With so Americans affected by the wealth gap — arguably upwards of 99 percent — one question becomes, why isn’t there more uproar over these disparities in 2020?
“I think it's our socialization and conditioning,” Newsom says. “You have a two-party system in America where the Republican voice is so strong. I grew up in a conservative household [and the thinking is], ‘If you are not successful, there's something wrong with you. You must be lazy. You're not working hard enough.’ And that exists today in the working class.”
Newsom also thinks Americans are being “distracted from the truth” by media organizations. “If Fox News is not speaking the truth, making this about race or dog whistle politics, instilling fear in people, they can’t think straight,” she says. “None of us can think when we're in fight or flight, living in fear and struggling ourselves. So what's happening is these folks are then blaming others or blaming people of color or women for taking jobs away from them. So then it becomes a race war, or a class war.”

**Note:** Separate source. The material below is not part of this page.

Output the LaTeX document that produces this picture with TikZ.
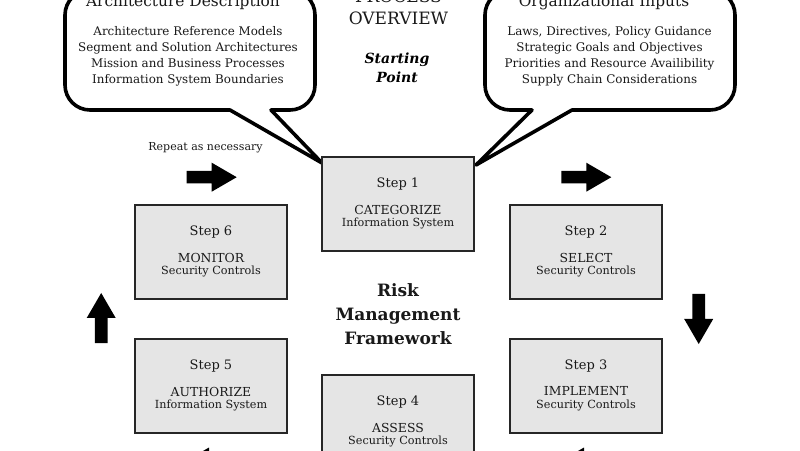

As another interviewee in the film, economic advocate Saru Jayaraman points out, at least two-thirds of Americans favor a federal rise in minimum wage, but the legislators we’ve elected are not following the will of the people.
“It’s the levels and powers of lobbying, and that close proximity to government,” Newsom says. “It’s the whole power-money connection. It’s that cycle, that revolving door between politics, lobbyists and big corporations.”
Newsom is aware that, given her stature in American politics, a film — or at least a film title — like The Great American Lie could bring scrutiny to the First Family of California. But she has a very measured response.
“I think if you're a true lover and believer and patriot and you love your country, you have to speak the truth and communicate what's broken or wrong and try to fix it,” she says. “I think by ignoring the shortcomings, you're almost complicit in perpetuating inequality or inequity, and I'm such a staunch believer in America and America's potential and being this great democracy. And so for me, it was important to share. … We can be better and we need to be better.”
Newsom is hopeful we can be.
“It's really incumbent upon us, I think, to reimagine or re-envision or rewrite [the American Dream] to not be so connected to power, money, and rugged individualism. But really to expand the dream to be more about community, to be more about empathy and recognize that we're in this together. We're only as strong as our weakest link.”
The Great American Lie is now streaming.